Matadero 6 puntos
Argentina/Francia/España, 2022
Dirección: Santiago Fillol.
Guion: Santiago Fillol, Edgadro Dobry y Lucas Vermal.
Duración: 108 minutos.
Intérpretes: Julio Perillán, Malena Villa, Ailín Salas, Rafael Federman, Lina Gorbaneva, Eva Blanco.
Estreno exclusivamente en salas.
El primer largometraje de ficción del argentino radicado en España Santiago Fillol hace gala, desde los primeros minutos, de un grado de ambición poco frecuente en el cine local realizado por debutantes. Claro que Fillol viene desarrollando una colaboración como guionista junto al realizador franco-español Olivier Laxe, una de las voces más radicales del cine ibérico contemporáneo, en películas como O que arde y Mimosas.

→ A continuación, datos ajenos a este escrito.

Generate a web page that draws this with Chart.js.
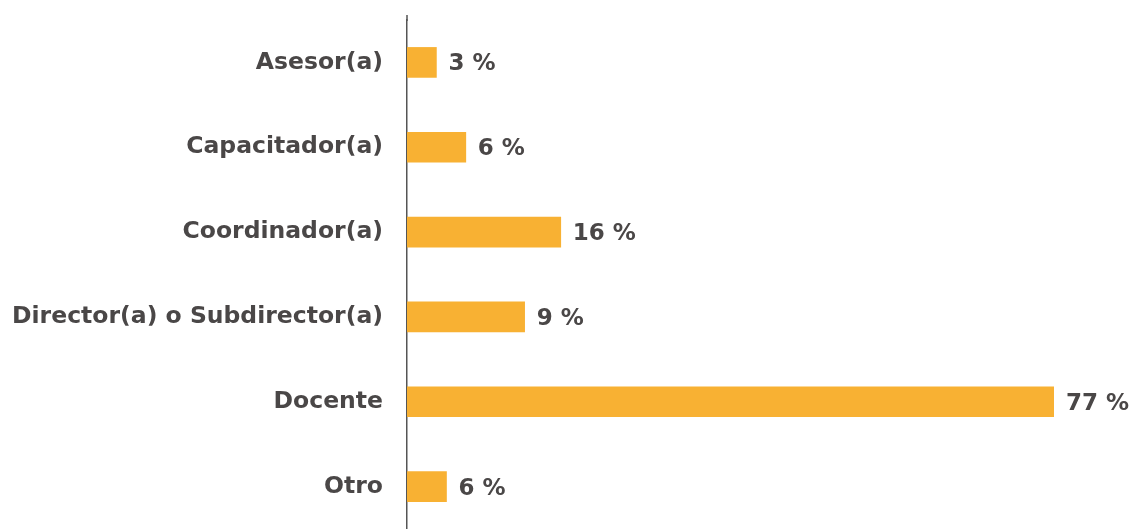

La lectura de la sinopsis oficial podría hacer pensar en una adaptación más o menos libre de El matadero, el relato seminal de Esteban Echeverría publicado de manera póstuma en 1871. Pero en la trama del film se entrelazan tres niveles históricos, que corren en paralelo de manera evidente. Por un lado, los avatares de la insurrección que refleja de manera no lineal los hechos del texto de Echeverría, y que la ficción dentro de la ficción reconstruye con las armas del cine. Por el otro, el presente que abre el relato, cuando un veterano cineasta se aparece en una sala de cine para presentar, por primera vez, una obra literalmente maldita, rodada en los años 70 y que nunca vio la luz del proyector. Finalmente, el rodaje de esa película en una estancia bonaerense, a finales de 1974, que ocupa la mayor parte del metraje.
Esa película secreta en la cual, se dice, murieron personas, nunca será vista por el espectador de Matadero. Un poco como ocurría con la maldición fílmica de Cigarette Burns, la magnífica entrada de John Carpenter en la serie de unitarios Masters of Horror. El terror como género cinematográfico sobrevuela las casi dos horas del film de Fillol, pero nunca toma la delantera. En la figura de Jared Reed, el cineasta interpretado por Julio Perillán (actor convenientemente bilingüe) conviven el Dennis Hopper de La última película y el Jodorowsky de los años 70. Tal vez, incluso, una pizca de Michael Findlay (sí, aquí también hay una “Roberta” que lo acompaña en sus virtudes y delirios). ¿Acaso esos rollos de celuloide esconden un ejemplar de snuff movie, ese mito fundante de la violencia y la muerte reales dispuestas para el lente de la cámara? Lo cierto es que a Reed, el Reed de 1974, su productor acaba de cerrarle la canilla monetaria, y el proyecto de “Matadero” debe reencauzarse como film ultra independiente, de presupuesto casi nulo.
Allí es cuando aparece un pequeño reparto de actores de teatro político que, a pesar de coquetear con la posibilidad de pasar a la clandestinidad, decide apoyar la epopeya del artista “yanki”. Ellos y un grupo de peones rurales serán los protagonistas de la película, que a poco de (re)comenzar su rodaje –ya sin grúas que permitan amplios planos panorámicos de ganado y seres humanos entreverados– comienza a estar plagada de problemas de todo tipo. Fillol pone en tensión constante lo que se cuenta en los diferentes niveles narrativos, destacando con especial énfasis los choques entre los personajes (a pesar de su aplicada militancia, el grupo de actores no permite que uno de los trabajadores duerma en el mismo cuarto que ellos). Finalmente, cuando la política estatal de desapariciones llega hasta esa estancia aislada, las reglas de la violencia real terminan por impactar con fuerza en la violencia recreada para la cámara.
Con sus múltiples referencias a la realidad y la ficción, los guiños al western clásico y el terror slasher y la interpretación de las “grietas” originales como péndulo ubicuo en los distintos pasados y el presente, Matadero es más potente cuando se piensa en su concepto y ambiciones que cuando se asiste a la proyección. Elegante, con un trabajo de fotografía realmente notable, por momentos el desafío intelectual que delinea el corazón de la película se impone a la factura de las escenas, que en más de una ocasión muestran desfases actorales, en particular pero no exclusivamente cuando se habla en inglés (¿o acaso se trata de un sutil trabajo de distanciamiento no evidente en un primer vistazo?). Ailín Salas y Malena Villa sobresalen, la primera como una expansiva actriz dispuesta a casi todo a la hora de realzar artísticamente la dialéctica entre poder y opresión, la segunda como una aspirante a cineasta de clase acomodada que termina siendo testigo del horror en primer plano.